Quinze cents hommes avaient été blessés dans cette attaque, qu’on l’accusait à tort d’avoir conseillée. Elle revint, maudite des siens comme des ennemis. Elle ne s’était pas fait scrupule de donner l’assaut le jour de la Nativité de Notre-Dame (8 septembre) ; la pieuse ville de Paris en avait été fort scandalisée[1].

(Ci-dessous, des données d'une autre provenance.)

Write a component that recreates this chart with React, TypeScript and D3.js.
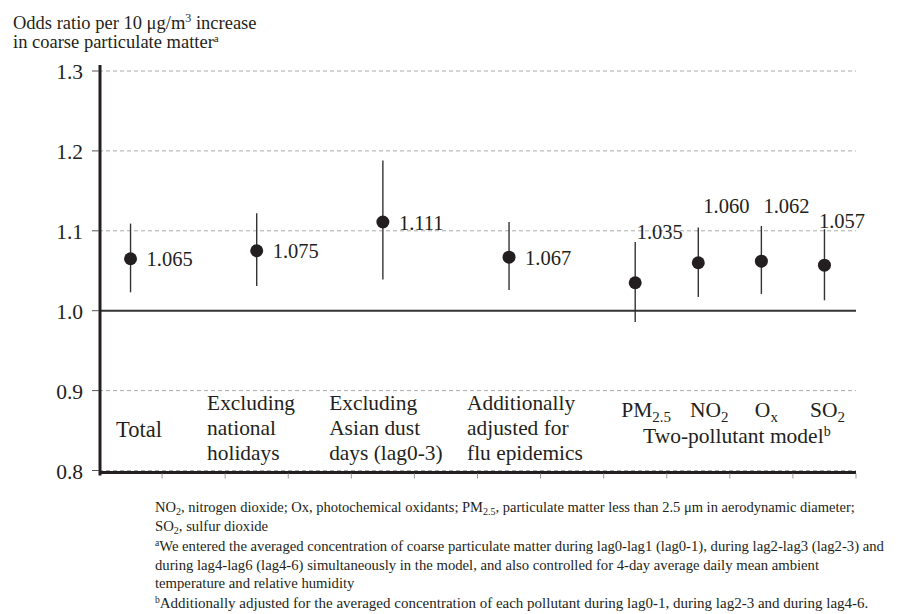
import React from 'react';
import * as d3 from 'd3';

// values
const categories = [
  'Total',
  'Excluding national holidays',
  'Excluding Asian dust days (lag0-3)',
  'Additionally adjusted for flu epidemics',
  'PM2.5',
  'NO2',
  'Ox',
  'SO2',
];
const oddsRatio = [1.065, 1.075, 1.111, 1.067, 1.035, 1.06, 1.062, 1.057];
const ciLower = [1.023, 1.031, 1.039, 1.026, 0.986, 1.017, 1.021, 1.013];
const ciUpper = [1.109, 1.122, 1.188, 1.111, 1.086, 1.104, 1.106, 1.102];
const valueLabels = ['1.065', '1.075', '1.111', '1.067', '1.035', '1.060', '1.062', '1.057'];
const yTicks = [0.8, 0.9, 1.0, 1.1, 1.2, 1.3];

// layout: which of the 12 slots each estimate sits in
const slotCount = 12;
const slotOf = [0, 2, 4, 6, 8, 9, 10, 11];
// value label offsets from the point
const labelOffset: [number, number][] = [
  [16, 7.5], [16, 7.5], [16, 7.5], [16, 7.5],
  [1.5, -43.5], [5, -49.5], [2, -48], [-5.5, -37],
];
// multi-line category labels (first four), left-aligned
const catLines = [
  ['Total'],
  ['Excluding', 'national', 'holidays'],
  ['Excluding', 'Asian dust', 'days (lag0-3)'],
  ['Additionally', 'adjusted for', 'flu epidemics'],
];
const catDx = [-14.5, -49.6, -53.7, -42];
const pollutants: [string, string][] = [['PM', '2.5'], ['NO', '2'], ['O', 'x'], ['SO', '2']];
const pollDx = [11, 11, 5, 3];

const FONT = '"Liberation Serif", "Times New Roman", serif';
const INK = '#231f20';

const App: React.FC = () => {
  const width = 897;
  const height = 614;
  const x0 = 99;
  const x1 = 856;

  const y = d3.scaleLinear().domain([0.8, 1.3]).range([470.5, 71]);
  const x = d3.scaleBand<number>()
    .domain(d3.range(slotCount))
    .range([x0, x1])
    .padding(0);
  const cx = (i: number) => (x(slotOf[i]) || 0) + x.bandwidth() / 2;
  const bounds = d3.range(1, slotCount + 1).map(k => x0 + k * x.bandwidth());

  return (
    <svg width={width} height={height}
      style={{ position: 'absolute', left: 0, top: 0, background: '#fff', fontFamily: FONT }}>
      {/* y title */}
      <text x={13} y={29} fontSize={18.5} fill={INK}>
        Odds ratio per 10 μg/m<tspan dy={-7} fontSize={12}>3</tspan><tspan dy={7}> increase</tspan>
      </text>
      <text x={13} y={48} fontSize={18.5} fill={INK}>
        in coarse particulate matter<tspan dy={-6} fontSize={11}>a</tspan>
      </text>

      {/* gridlines */}
      {yTicks.filter(t => t !== 1.0).map(t => (
        <line key={t} x1={x0} x2={x1} y1={y(t)} y2={y(t)}
          stroke="#aaa" strokeWidth={1} strokeDasharray="4,3" />
      ))}
      <line x1={x0} x2={x1} y1={y(1.0)} y2={y(1.0)} stroke="#333" strokeWidth={2} />
      <line x1={x0} x2={x1} y1={y(0.8) + 2} y2={y(0.8) + 2} stroke={INK} strokeWidth={3} />

      {/* bottom ticks */}
      {bounds.map((b, k) => (
        <line key={k} x1={b} x2={b} y1={y(0.8) + 3} y2={y(0.8) + 8} stroke="#999" strokeWidth={1} />
      ))}

      {/* y axis */}
      <line x1={x0 + 1} x2={x0 + 1} y1={y(1.3) - 6} y2={y(0.8) + 5} stroke={INK} strokeWidth={3} />
      {yTicks.map(t => (
        <g key={t}>
          <line x1={92} x2={x0} y1={y(t)} y2={y(t)} stroke="#555" strokeWidth={1} />
          <text x={83} y={y(t) + 8} fontSize={21.5} textAnchor="end" fill={INK}>{t.toFixed(1)}</text>
        </g>
      ))}

      {/* estimates with confidence intervals */}
      {categories.map((c, i) => (
        <g key={c}>
          <line x1={cx(i)} x2={cx(i)} y1={y(ciLower[i])} y2={y(ciUpper[i])}
            stroke="#333" strokeWidth={1.4} />
          <circle cx={cx(i)} cy={y(oddsRatio[i])} r={6.5} fill={INK} />
          <text x={cx(i) + labelOffset[i][0]} y={y(oddsRatio[i]) + labelOffset[i][1]}
            fontSize={20.5} fill={INK}>{valueLabels[i]}</text>
        </g>
      ))}

      {/* category labels */}
      {catLines.map((lines, i) => (
        <text key={i} x={cx(i) + catDx[i]} fontSize={lines.length === 1 ? 22.5 : 21.4} fill={INK}>
          {lines.map((l, j) => (
            <tspan key={j} x={cx(i) + catDx[i]}
              y={lines.length === 1 ? 437 : 409.5 + j * 25}>{l}</tspan>
          ))}
        </text>
      ))}
      {pollutants.map(([base, sub], k) => (
        <text key={base} x={cx(4 + k) + pollDx[k]} y={417} fontSize={21.5}
          textAnchor="middle" fill={INK}>
          {base}<tspan dy={5} fontSize={15}>{sub}</tspan>
        </text>
      ))}
      <text x={(x(8)! + x1) / 2 + 7} y={443} fontSize={21.5} textAnchor="middle" fill={INK}>
        Two-pollutant model<tspan dy={-7} fontSize={14}>b</tspan>
      </text>

      {/* footnotes */}
      <g fill={INK}>
        <text x={155} y={512} fontSize={14.5}>
          NO<tspan dy={3} fontSize={10}>2</tspan><tspan dy={-3}>, nitrogen dioxide; Ox, photochemical oxidants; PM</tspan><tspan dy={3} fontSize={10}>2.5</tspan><tspan dy={-3}>, particulate matter less than 2.5 μm in aerodynamic diameter;</tspan>
        </text>
        <text x={155} y={531} fontSize={14.7}>
          SO<tspan dy={3} fontSize={10}>2</tspan><tspan dy={-3}>, sulfur dioxide</tspan>
        </text>
        <text x={155} y={551} fontSize={14.7}>
          <tspan dy={-5} fontSize={9.5}>a</tspan><tspan dy={5}>We entered the averaged concentration of coarse particulate matter during lag0-lag1 (lag0-1), during lag2-lag3 (lag2-3) and</tspan>
        </text>
        <text x={155} y={570} fontSize={14.7}>
          during lag4-lag6 (lag4-6) simultaneously in the model, and also controlled for 4-day average daily mean ambient
        </text>
        <text x={155} y={588} fontSize={14.7}>temperature and relative humidity</text>
        <text x={155} y={608} fontSize={15}>
          <tspan dy={-5} fontSize={9.5}>b</tspan><tspan dy={5}>Additionally adjusted for the averaged concentration of each pollutant during lag0-1, during lag2-3 and during lag4-6.</tspan>
        </text>
      </g>
    </svg>
  );
};

export default App;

La cour de Charles VII l’était encore plus. Les libertins, les politiques, les dévots aveugles de la lettre, ennemis jurés de l’esprit, tous se déclarent bravement contre l’esprit, le jour où il semble faiblir. L’archevêque de Reims, chancelier de France, qui n’avait jamais été bien pour la Pucelle, obtint, contre son avis, que l’on négocierait. Il vint à Saint-Denis demander une trêve ; peut-être espérait-il en secret gagner le duc de Bourgogne, alors à Paris.

Mal voulue, mal soutenue, la Pucelle fit pendant l’hiver les sièges de Saint-Pierre-le-Moustier et de La

  1. Ici la violence du Bourgeois est amusante : « Estoient pleins de si grant maleur et de si malle créance, que, pour le dit d’une créature qui estoit en forme de femme avec eulx, qu’on nommoit la Pucelle (que c’estoit ? Dieu le scet), le jour de la Nativité Notre-Dame firent conjuration… de celui jour assaillir Paris… » (Journal.)